The existence of climate change and its potential disastrous impacts have been known for decades. The solutions, primary among which is elimination of the use of fossil fuels, have also been known.
L.W. Allstadt, former executive vice president of Mobil Oil
In its most specific demand, the letter urges the “end of permitting of new oil, gas, and coal projects and infrastructure” and proposed “phasing out production within 2,500-foot public health buffer zone of occupied buildings and vulnerable areas” ― a policy that would essentially severely restrict new drilling.

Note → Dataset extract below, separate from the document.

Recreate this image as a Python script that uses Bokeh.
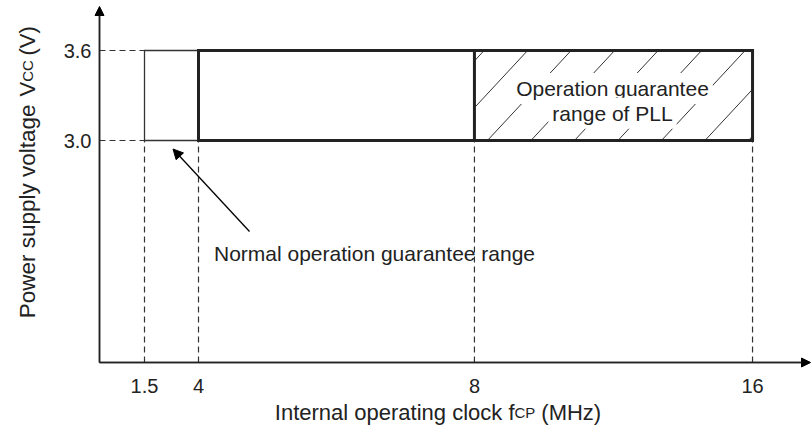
from bokeh.plotting import figure
from bokeh.models import (Range1d, FixedTicker, CustomJSTickFormatter, Arrow,
                          NormalHead, Label)
from bokeh.embed import file_html
from bokeh.resources import INLINE
import math

# ---------------- data ----------------
freq_mhz = [1.5, 4, 8, 16]
freq_labels = ["1.5", "4", "8", "16"]
freq_slot = [0.0, 1.0, 6.11, 11.26]      # schematic (non-linear) axis positions
vcc_min = 3.0
vcc_max = 3.6
vcc_ticks = [3.0, 3.6]
normal_range = [1.5, 4]                  # normal operation guarantee (thin box)
guarantee_range = [4, 16]                # thick box
pll_range = [8, 16]                      # operation guarantee range of PLL (hatched)

FONT = "Liberation Sans"
INK = "#222222"


def X(f):
    return freq_slot[freq_mhz.index(f)]


W, H = 811, 426
PXU = 54.0     # pixels per schematic unit
PXV = 150.0    # pixels per volt


def ux(px):    # page pixel -> x data
    return X(1.5) + (px - 144) / PXU


def vy(py):    # page pixel -> y data
    return vcc_min + (140 - py) / PXV


x0, x1 = ux(0), ux(W)
y0, y1 = vy(H), vy(0)
ax_x = ux(99)      # where the y axis sits
ax_y = vy(362)     # where the x axis sits

p = figure(width=W, height=H, output_backend="svg", toolbar_location=None,
           x_range=Range1d(x0, x1), y_range=Range1d(y0, y1),
           min_border_left=0, min_border_right=0, min_border_top=0,
           min_border_bottom=0)
p.grid.visible = False
p.outline_line_color = None
p.background_fill_color = "white"
p.border_fill_color = "white"

# ---------------- axes ----------------
p.xaxis.fixed_location = ax_y
p.yaxis.fixed_location = ax_x
p.xaxis.bounds = (ax_x, ux(809))
p.yaxis.bounds = (ax_y, vy(8))
p.xaxis.ticker = FixedTicker(ticks=freq_slot)
p.xaxis.formatter = CustomJSTickFormatter(
    args=dict(slots=freq_slot, labels=freq_labels),
    code="""
    let best = 0;
    for (let i = 0; i < slots.length; i++) {
        if (Math.abs(slots[i] - tick) < Math.abs(slots[best] - tick)) best = i;
    }
    return labels[best];
    """)
p.yaxis.ticker = FixedTicker(ticks=vcc_ticks)
p.yaxis.formatter = CustomJSTickFormatter(code="return tick.toFixed(1);")
for ax in (p.xaxis, p.yaxis):
    ax.major_tick_line_color = None
    ax.minor_tick_line_color = None
    ax.major_tick_out = 0
    ax.major_tick_in = 0
    ax.minor_tick_out = 0
    ax.minor_tick_in = 0
    ax.axis_line_color = INK
    ax.axis_line_width = 1.5
    ax.major_label_text_font = FONT
    ax.major_label_text_font_size = "20px"
    ax.major_label_text_color = INK
p.xaxis.major_label_standoff = 16
p.yaxis.major_label_standoff = 8

# axis arrows
p.add_layout(Arrow(x_start=ax_x, y_start=ax_y, x_end=ax_x, y_end=vy(6),
                   line_color=INK, line_width=1.5,
                   end=NormalHead(size=9, fill_color="black", line_color="black")))
p.add_layout(Arrow(x_start=ax_x, y_start=ax_y, x_end=ux(810), y_end=ax_y,
                   line_color=INK, line_width=1.5,
                   end=NormalHead(size=9, fill_color="black", line_color="black")))

# ---------------- dashed guides ----------------
p.segment(x0=[X(f) for f in freq_mhz], y0=[ax_y] * len(freq_mhz),
          x1=[X(f) for f in freq_mhz], y1=[vcc_min] * len(freq_mhz),
          line_color="#333333", line_width=1.2, line_dash="6 4")
p.segment(x0=[ax_x] * len(vcc_ticks), y0=vcc_ticks,
          x1=[X(normal_range[0])] * len(vcc_ticks), y1=vcc_ticks,
          line_color="#333333", line_width=1.2, line_dash="6 4")

# ---------------- hatching of PLL range ----------------
hx0, hx1 = X(pll_range[0]), X(pll_range[1])
spacing = 43.5 / PXU
rise = 83.7 / PXU          # horizontal shift from bottom to top of box
phase = 13 / PXU
hs_x0, hs_y0, hs_x1, hs_y1 = [], [], [], []
k = -3
while True:
    b = hx0 + phase + k * spacing
    if b > hx1:
        break
    t_min = max(0.0, (hx0 - b) / rise)
    t_max = min(1.0, (hx1 - b) / rise)
    if t_max - t_min > 0.02:
        hs_x0.append(b + rise * t_min)
        hs_y0.append(vcc_min + (vcc_max - vcc_min) * t_min)
        hs_x1.append(b + rise * t_max)
        hs_y1.append(vcc_min + (vcc_max - vcc_min) * t_max)
    k += 1
p.segment(x0=hs_x0, y0=hs_y0, x1=hs_x1, y1=hs_y1, line_color="#333333", line_width=1.0)

# ---------------- boxes ----------------
p.quad(left=[X(normal_range[0])], right=[X(normal_range[1])],
       bottom=[vcc_min], top=[vcc_max], fill_color=None,
       line_color="#333333", line_width=1.3, line_join="miter")
p.quad(left=[X(guarantee_range[0])], right=[X(guarantee_range[1])],
       bottom=[vcc_min], top=[vcc_max], fill_color=None,
       line_color=INK, line_width=3, line_join="miter")
p.segment(x0=[X(pll_range[0])], y0=[vcc_min], x1=[X(pll_range[0])], y1=[vcc_max],
          line_color=INK, line_width=3)

# ---------------- annotations ----------------
for txt, py in (("Operation guarantee", 88), ("range of PLL", 112.7)):
    p.add_layout(Label(x=(hx0 + hx1) / 2 - 1 / PXU, y=vy(py), text=txt,
                       text_align="center", text_baseline="alphabetic",
                       text_font=FONT, text_font_size="21px", text_color=INK,
                       background_fill_color="white", padding=4))

p.add_layout(Label(x=ux(213.5), y=vy(253), text="Normal operation guarantee range",
                   text_align="left", text_baseline="alphabetic",
                   text_font=FONT, text_font_size="21px", text_color=INK))

p.add_layout(Arrow(x_start=ux(249), y_start=vy(231), x_end=ux(172.5), y_end=vy(148.5),
                   line_color="black", line_width=1.3,
                   end=NormalHead(size=10, fill_color="black", line_color="black")))


def title_piece(text, x, y, size, align="left", angle=0.0):
    p.add_layout(Label(x=x, y=y, text=text, angle=angle,
                       text_align=align, text_baseline="alphabetic",
                       text_font=FONT, text_font_size=size, text_color=INK))


# x axis title: Internal operating clock fCP (MHz)
xb = vy(412)
title_piece("Internal operating clock f", ux(514), xb, "22px", "right")
title_piece("CP", ux(514), xb, "15px")
title_piece("(MHz)", ux(540.8), xb, "22px")

# y axis title: Power supply voltage  VCC (V)
yb = ux(27)
up = math.pi / 2
title_piece("Power supply voltage", yb, vy(104), "22.5px", "right", up)
title_piece("V", yb, vy(96), "22px", "left", up)
title_piece("CC", yb, vy(81.3), "15px", "left", up)
title_piece("(V)", yb, vy(55), "22px", "left", up)

open("out.html", "w").write(file_html(p, INLINE))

“Fossil fuel companies knew about the damage their product causes for half a century, yet spent billions of dollars to hamstring society’s response,” the letter reads. “Decades of denial, misinformation, and lobbying from the fossil fuel industry has delayed critical action to transition our society from its current dependence on fossil fuels to clean, renewable energy and has cost people’s lives.”

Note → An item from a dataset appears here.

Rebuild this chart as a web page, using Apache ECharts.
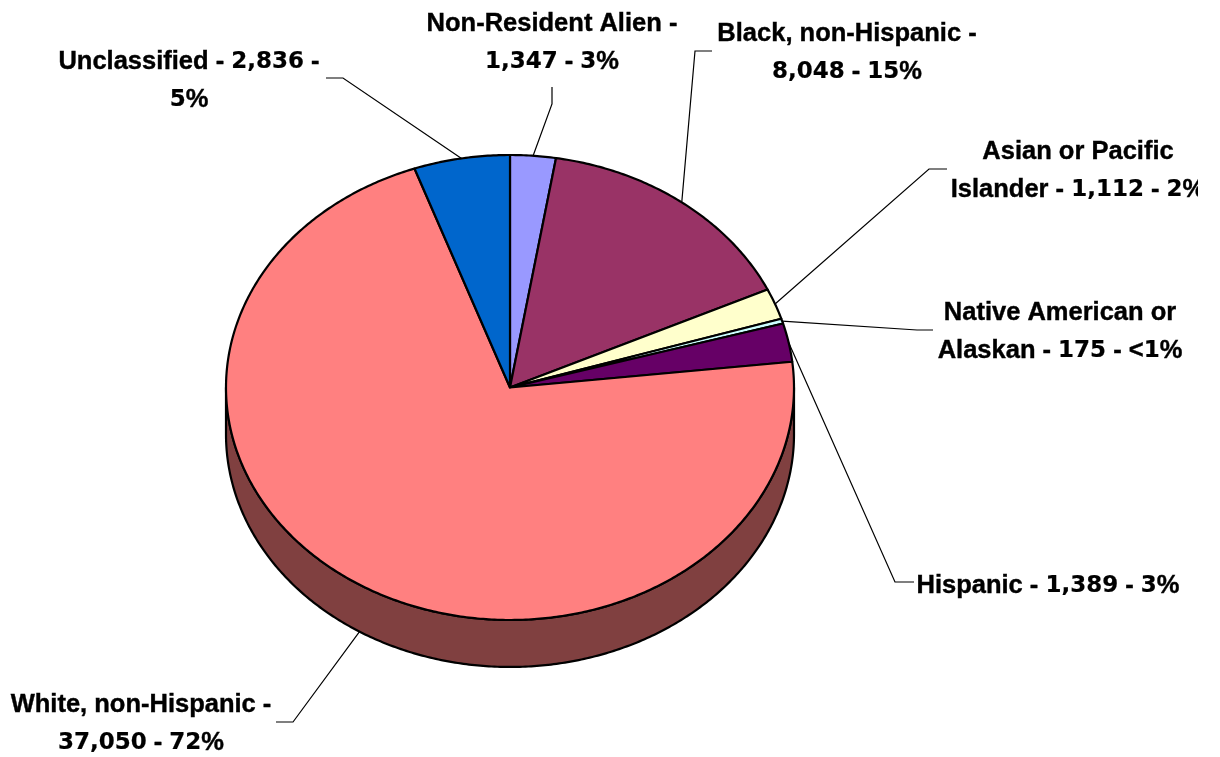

The letter, while mostly symbolic, adds new urgency to the campaign for a Green New Deal, a still-vague umbrella term for massive federal stimulus to rapidly scale up renewable energy and provide high-wage jobs to workers transitioning out of the fossil fuel industry. On Friday, Sen. Cory Booker (D-N.J.) became the second high-profile likely candidate for the Democratic presidential nomination in 2020 to announce his support for the Green New Deal.
The term appears to be gaining steam in municipal politics, too. In New York City, proponents of a landmark bill to reduce carbon dioxide emissions from big buildings ― the city’s largest source of climate pollution ― are calling the legislation a “Green New Deal for NYC.”